Comparison
Llama 3.3 70B Instruct vs Qwen2.5 72B Instruct
Side-by-side specs, benchmarks and hosted-inference pricing.
Meta's December 2024 refresh of Llama 3 70B that closes most of the gap with Llama 3.1 405B for chat workloads while remaining tractable on a single H100. Strong instruction following, robust tool-use behaviour, and a 128K context window make it the default choice for production chat at 70B scale. The 3.3 release was trained on a refreshed instruction-tuning data mix and benefits from Meta's most recent alignment work. It outperforms the much larger 3.1 405B on several reasoning benchmarks at a fraction of inference cost. The licence is the Llama 3 Community License, which permits commercial use unless your service exceeds 700M monthly active users.
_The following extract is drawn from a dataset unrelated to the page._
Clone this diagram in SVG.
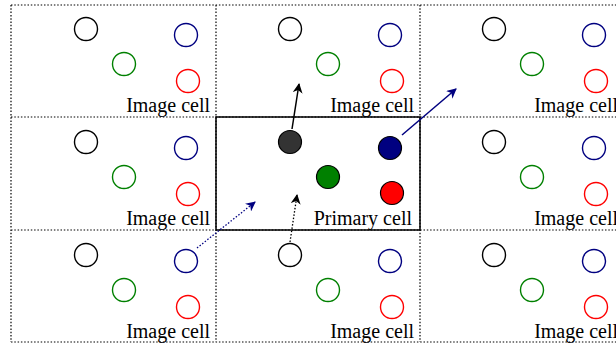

Good pick for: production chat at scale, RAG over long documents, agentic workflows where tool use matters, and any 70B-tier replacement for closed proprietary models.
The flagship Qwen 2.5 release. Competes with Llama 3.1 405B on many benchmarks at one-fifth the parameter count. Note the 72B specifically uses the Qwen License (commercial use up to 100M MAU) — the smaller Qwen2.5 sizes are Apache 2.0.
Specs
| Parameters | 70B | 72B |
| Context length | 128K | 128K |
| Modality | text | text |
| Released | 2024-12-06 | 2024-09-18 |
| License | Llama 3 Community License | Qwen License |
| Commercial use | Yes | Yes |
| VRAM fp16 | 140 GB | 144 GB |
| VRAM Q4 | 42 GB | 43.2 GB |
Benchmarks
| HumanEval | 88.4 | 86.6 |
| MATH | 77.0 | 83.1 |
| MMLU | 86.0 | 86.1 |
| MMLU-Pro | 68.9 | — |